SL Modeling Tips/Tricks

SL Modeling – Mediating the Drama

As with any type of passionate fun on Second Life (SL), virtual modeling can be filled with drama. Some people have a natural tendency to attract it while others avoid it like the plague. If you find yourself caught in the middle of one, there are a few things to keep in mind that will help you come out of the hole clean and sane.

1.) Remain as neutral as possible. Your friend may be under attack but you have to play the neutral third party for now. Emotions are running rampant and the last thing you need is to be swept away with the current. Flow with the arguments but ease yourself into calmer waters for now. Your grounded position will save you a lot of headache in the future and can help stabilize the other parties as well.

2.) Get the facts on all sides. It is very easy to side with one person’s or group’s view on a topic but in order for you to make the best decision, you will need to know the facts from all sides. Avoid opinions and theories at the moment and focus on the cold truth, no matter how brutally blunt it may be. Keep digging even after you find yourself remotely satisfied because not everyone will tell the whole truth upfront. Remember to gather the information from one person at a time so it is not tainted by the influence of others.

3.) Gather the opinions. Now is the time to hear what people are feeling. All parties should have cooled down enough by now to hear what they have to say without you going deaf from their screaming. Focus on the present and work your way back to the past slowly. The underlying problem may be many little things that add up, a sudden event or rumor or a long held grudge.

4.) Interpret the words. The difference between translating and interpreting is that the latter emphasizes on what was meant to be said. SL is worldwide and a lot can be lost in translation. You also have to factor in the writing habits and styles for each party so as to catch what what may have been taken as offensive but was really not meant as such.

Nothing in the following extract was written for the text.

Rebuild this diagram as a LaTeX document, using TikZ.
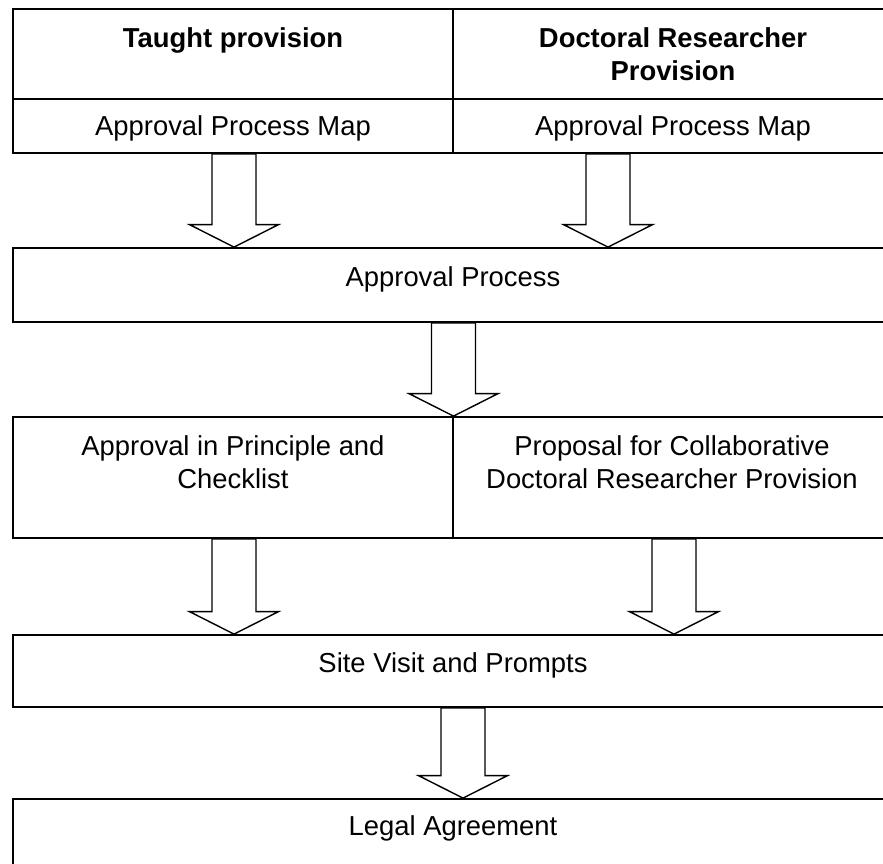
\documentclass[tikz,border=0pt]{standalone}
\usepackage{fontspec}
\setmainfont{Liberation Sans}
\usetikzlibrary{calc, positioning}

% hohler Blockpfeil von #1 (Schaft oben) bis #2 (Spitze)
\newcommand{\blockarrow}[2]{%
  \draw[blockarrow] let \p1=#1, \p2=#2 in
    (\x1-22pt,\y1) -- (\x1-22pt,\y2+22.5pt) -- (\x1-44.5pt,\y2+22.5pt) -- (\x1,\y2)
    -- (\x1+44.5pt,\y2+22.5pt) -- (\x1+22pt,\y2+22.5pt) -- (\x1+22pt,\y1) -- cycle;}

\begin{document}
\begin{tikzpicture}[
    x=1pt, y=-1pt,               % Pixelkoordinaten, y nach unten
    cell/.style={draw, line width=1.8pt, inner sep=0pt, minimum width=440pt},
    wide/.style={cell, minimum width=880pt},
    txt/.style={anchor=base, align=center, inner sep=0pt, font=\fontsize{27.4pt}{33pt}\selectfont},
    head/.style={txt, font=\fontsize{27.4pt}{33pt}\selectfont\bfseries},
    blockarrow/.style={draw, fill=white, line width=1.4pt, line join=miter}
  ]
  \useasboundingbox (0,0) rectangle (883,863);
  \clip (0,0) rectangle (883,863);

  % Tabelle oben (Grundlinie = letzte Zeile)
  \node[cell, minimum height=90pt] (thead) at (233,54)  {};
  \node[cell, minimum height=90pt] (dhead) at (673,54)  {};
  \node[cell, minimum height=54pt] (tmap)  at (233,126) {};
  \node[cell, minimum height=54pt] (dmap)  at (673,126) {};
  \node[head] (theadTxt) at (233,47)  {Taught provision};
  \node[head] (dheadTxt) at (673,80)  {Doctoral Researcher\\Provision};
  \node[txt]  (tmapTxt)  at (233,135) {Approval Process Map};
  \node[txt]  (dmapTxt)  at (673,135) {Approval Process Map};

  % Ablauf
  \node[wide, minimum height=74pt]  (approval) at (453,285)   {};
  \node[txt] (approvalTxt) at (453,286) {Approval Process};

  \node[cell, minimum height=121pt] (aip)    at (233,477.5) {};
  \node[cell, minimum height=121pt] (propdr) at (673,477.5) {};
  \node[txt] (aipTxt)    at (233,488) {Approval in Principle and\\Checklist};
  \node[txt] (propdrTxt) at (672,488) {Proposal for Collaborative\\Doctoral Researcher Provision};

  \node[wide, minimum height=72pt]  (site)  at (453,671) {};
  \node[txt] (siteTxt)  at (453,672) {Site Visit and Prompts};

  \node[wide, minimum height=72pt]  (legal) at (453,835) {};
  \node[txt] (legalTxt) at (453,835) {Legal Agreement};

  % Blockpfeile
  \blockarrow{([xshift=1pt]tmap.south)}{(approval.north)}
  \blockarrow{([xshift=-65pt]dmap.south)}{(approval.north)}
  \blockarrow{([xshift=0.5pt]approval.south)}{(aip.north)}
  \blockarrow{([xshift=1pt]aip.south)}{(site.north)}
  \blockarrow{([xshift=1pt]propdr.south)}{(site.north)}
  \blockarrow{([xshift=10pt]site.south)}{(legal.north)}

\end{tikzpicture}
\end{document}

5.) Stand your ground. In the end you will pick a side, even if it is your own. By now you should state your opinions over the matter and the reasoning behind them. Not everyone will agree but an understanding person should not be fussy over your decision. If you are a mediator, lay out the ground rules on what you think the parties should do to alleviate the drama. Remember, the interest lies not in yourself but in the peace for all. Be fair and impartial with your ruling and choose your words precisely during the delegation. The last thing you want is for the other parties to start attacking you for not agreeing with either of them 100%.